When introduced on TVD, Klaus, Rebekah, and especially Elijah were relatively inscrutable objects. Now that they have their own show, all of them have the potential to be subjects—and so far, in The Originals three episodes, all have been. Maybe one of them will become the main character—maybe one of them won’t. That tension is creating the most dramatic parts of the show right now, as all the necessary but awkward world and character-building progresses.

But I’m finding myself increasingly curious about the characters who aren’t being treated as subjects. Chief among them: Marcel, who gets an origin story this episode. It’s still Marcel as seen through Rebekah’s memories, but now we start to understand where he came from. (Although we’ll see if the show understands it—TVD was never terribly interested in race, but The Originals seems delighted to jump right in visually by showing Marcel as a slave being whipped). As Marcel is currently the antagonist, this makes sense, but given the charisma that Charles Michael Davis brings to the role, I’d expect that we’ll see through his eyes eventually.

I’m far more curious about why Hayley hasn’t been treated as a subject yet. She has three things that make her seem like she could be the main character: She comes from The Vampire Diaries, she’s largely an innocent in all this, and it’s clear that someone at The CW thinks Phoebe Tonkin will be a star. But she’s been largely passive thus far.


And then there’s Sophie Devereaux, ostensibly the driving force behind bringing The Originals to New Orleans. She’s been kept at arm’s length by the show so far, barely even appearing in this episode. Yet she could, quite easily, be treated as the mastermind, someone whom Klaus has to report to as well as being pumped for information by Rebekah.

Part of what made The Vampire Diaries work so well at its peak was its willingness to adapt to its actors’ skills and its characters’ potential. Damon may have started a villain, but Ian Somerhalder’s flair in the role made him far too valuable to ever sideline. Likewise, Daniel Gillies’ introduction to the show as Elijah opened the door for Original family drama to exist alongside Klaus the killing machine. Both of these decisions complicated the show and eventually helped lead to a decline, yes—but at the time, they kept a fast-paced show moving.
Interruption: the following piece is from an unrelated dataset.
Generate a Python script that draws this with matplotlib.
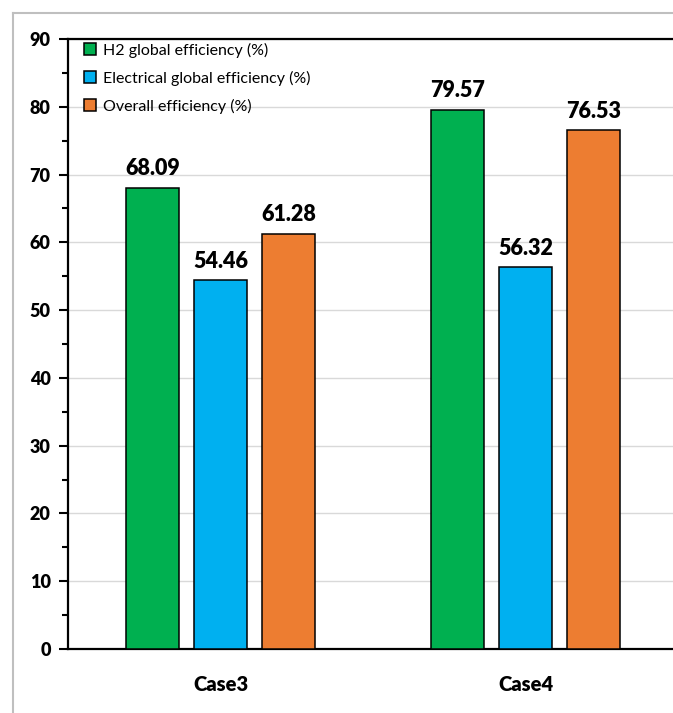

The Originals is in the rare and exciting position of being able to experiment with its characters and storylines in order to see what works, while also being able to rely on the character history from The Vampire Diaries. That’s enough to make an episode like this entertaining even in its clumsiness. And given that I expect the clumsiness to subside, it’s enough to get me unreservedly excited about The Originals… at least for a season or two.

Stray observations:

  • “Which means Niklaus has done something dastardly and Klauslike.” Well, yes, Rebekah, that’s an effective way to put it.
  • Speaking of Rebekah, less than a year ago I was convinced she was the worst Vampire Diaries character, by far. But since April Young (!) undaggered her, she’s been fantastic. Having a personality beyond “whiny” helps a lot. For example. “I’ll tell you what’s not bloody relevant! A coven of witches who can’t do magic.”
  • So, uh, did Klaus free every slave that people were being mean to?
  • Marcel’s game for picking which new vampire to keep was both an interesting scene and a good depiction of his character.
  • Flashback hair grade: A-. Elijah, being the only character to live in a swamp, had terrible hair, but Rebekah’s curly wig, (or perhaps real hair), Klaus’ sleazy look, and all the costumes make it worthwhile.